Benchmarking¶
Performance claims should be reproducible, not rhetorical. This page explains exactly how mindoff-dataport is measured, what the numbers mean, and how to run the same benchmark on your own machine. The headline is simple: streaming mode holds near-constant peak memory regardless of dataset size, while raw library loops grow linearly with the data.
The Claim¶
Streaming mode holds near-constant peak memory as dataset size grows. Raw library loops are O(n) in peak memory; streaming is roughly O(1). Runtime is linear for both. Adding the template-driven compile step costs something; the benchmarks show how much.
The comparison is against the most direct alternative: writing the same styled output by hand with raw openpyxl, xlsxwriter, and ReportLab loops. Those "manual styling" baselines hardcode every color, border, font, row height, and column width in Python; no template is read. They are the speed ceiling for pure writing with no design layer. Mindoff adds a compile step on top of that; the benchmark measures the cost of that template-driven convenience.
Results¶
1. XLSX Export¶

Fig. 1: XLSX export. Left: wall-clock time for all Mindoff modes; both streaming and fidelity scale linearly (O(n)). Right: peak RSS; Mindoff streaming holds near-constant while the openpyxl and xlsxwriter raw loops grow with dataset size. Fidelity is excluded from the memory panel because it is an in-memory mode intended for smaller outputs, not a fair memory comparison.
2. PDF Export¶

Fig. 2: PDF export. Left: wall-clock time; linear O(n) scaling. Right: peak RSS; Mindoff streaming versus the ReportLab raw loop.
Methodology¶
| Aspect | Detail |
|---|---|
| What's timed | compile() + export() combined. Template extract() is excluded; it's a one-time setup cost. |
| Metric | Median of repeated runs; shaded bands show ±1σ across runs. |
| Data | Synthetic 5-column Parquet (int, str, str, float, date). |
| Baselines | Raw openpyxl / xlsxwriter / ReportLab loops applying identical layout and styling cell by cell. |
| Warm-up | One warm-up pass is discarded before measurement, to avoid cold-import and OS file-cache effects. |
| Fairness | Baselines render the same visible data, report structure, and style intent as the template-driven output. Saved artifacts are refreshed at the start of each run so comparisons never mix old and new outputs. |
Why Memory Is the Story¶
Streaming reads Parquet in batches (default 50K rows) and writes incrementally, so peak RSS barely moves as rows scale. The raw library loops load the full dataset into memory before writing, so their peak RSS climbs in step with the data. For large exports, that's the difference between a job that fits in a container and one that gets killed by the OOM reaper.
What Is Not Measured¶
- Template design-time productivity: how fast a team can build or change a report layout in Excel. This is arguably the library's biggest win, but it isn't a runtime number.

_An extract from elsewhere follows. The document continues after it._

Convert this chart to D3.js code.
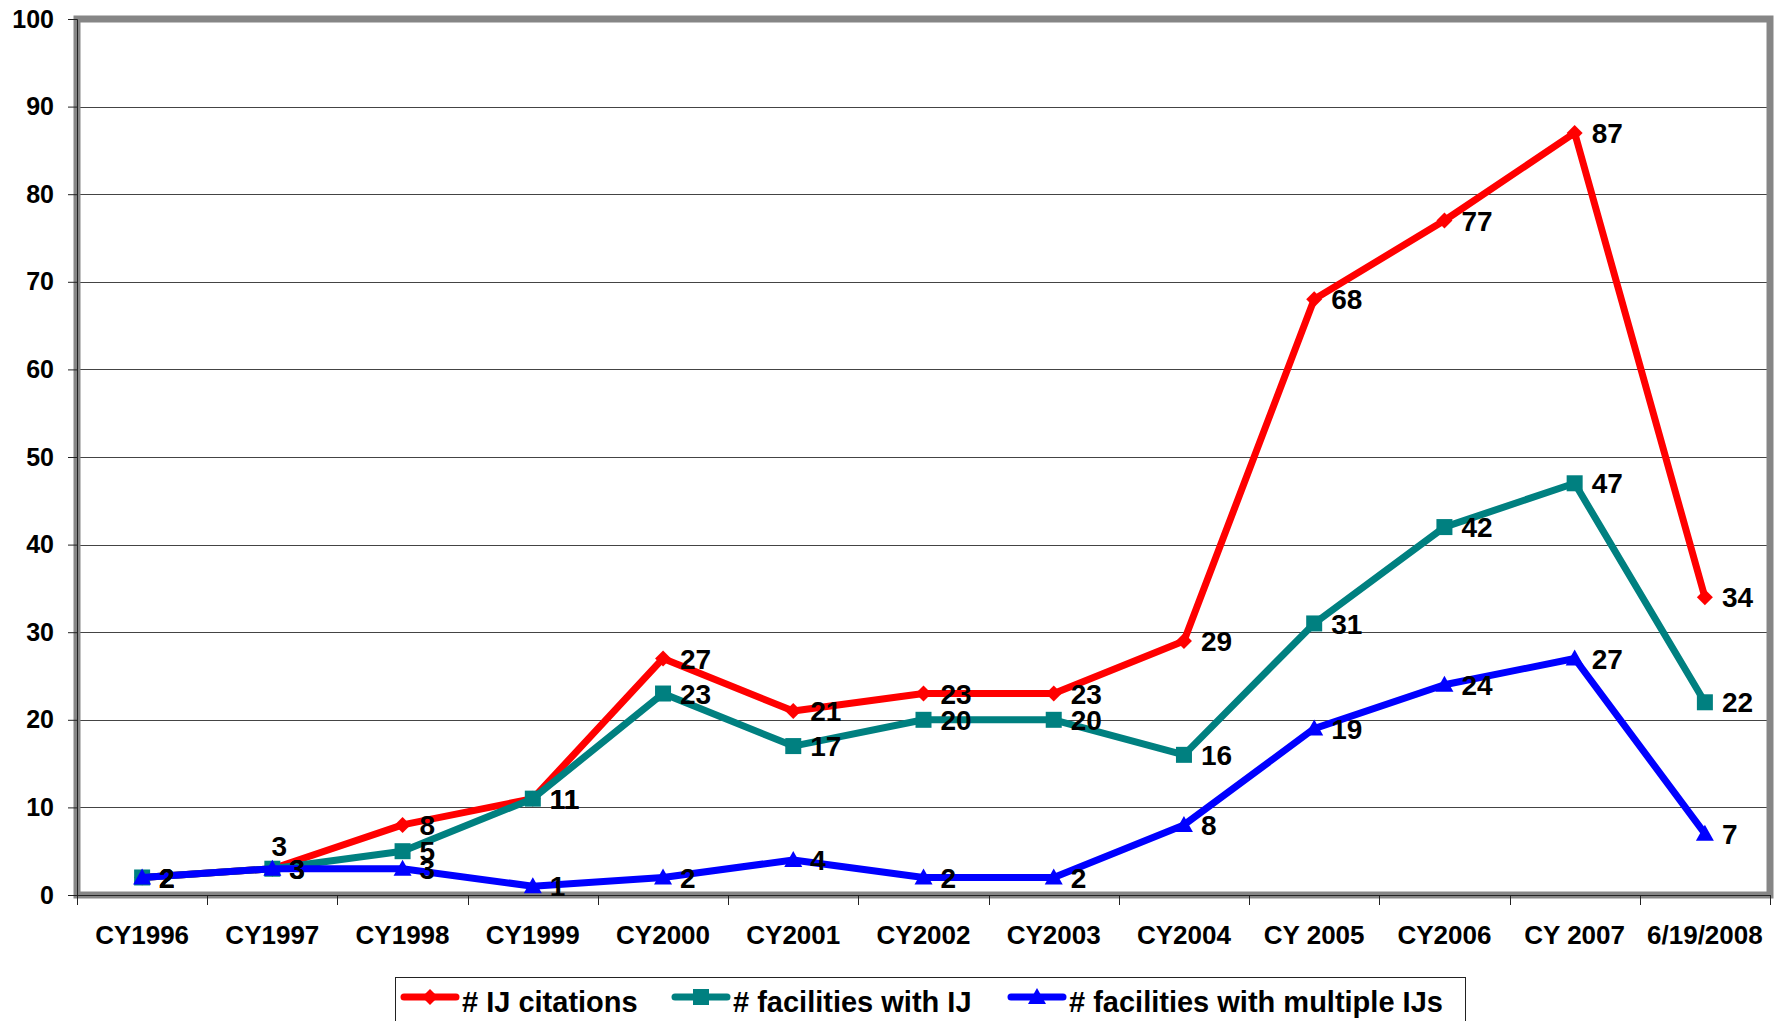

- Template extraction / schema creation: a one-time step, excluded from timed results.
Method Set¶
XLSX
| Method | What it does |
|---|---|
| mindoff fidelity | Template-driven workflow, full style fidelity |
| mindoff streaming-openpyxl | Template-driven workflow, streaming output |
| mindoff streaming-xlsxwriter | Template-driven workflow, streaming with the xlsxwriter engine |
| openpyxl (manual styling) | Raw openpyxl write, all styles hardcoded in Python |
| xlsxwriter (manual styling) | Raw xlsxwriter write, all styles hardcoded in Python |
| Method | What it does |
|---|---|
| mindoff fidelity | Template-driven PDF export without an explicit chunk override |
| mindoff streaming | Template-driven PDF export with streaming_chunk_rows chunking |
| reportlab (manual styling) | Raw ReportLab report with the same title, table, sizing, and styles hardcoded in Python |
Run It Yourself¶
The benchmark ships with the repository under examples/benchmark/.
# Quick dev run (2 row scales, 1 run, no warm-up)
python examples/benchmark/run.py --quick
# Full publish run (4 XLSX scales up to 500K rows, 5 runs, warm-up enabled)
python examples/benchmark/run.py --full
# Custom override
python examples/benchmark/run.py --runs 3 --timeout 180
# Guard: fail if fidelity XLSX is not a speed winner vs openpyxl at 1K/10K
python examples/benchmark/assert_fidelity_speed.py
If the benchmark template is missing, regenerate it first:
Output Artifacts¶
| File | Description |
|---|---|
output/results.csv |
Results per method and row count: std dev, compile time, rows/s, output path, peak MB per 10K rows, file MB per 10K rows |
output/files/ |
Representative XLSX and PDF outputs from the final measured run for each method and row count, grouped by format |
Reading the numbers in context
The right way to choose a mode isn't "which is fastest" but "which fits my data." For modest reports, fidelity gives you every feature at competitive speed. For large or unbounded exports, streaming trades a few features for a memory profile that simply doesn't grow. The Exporting to Excel guide has the decision table.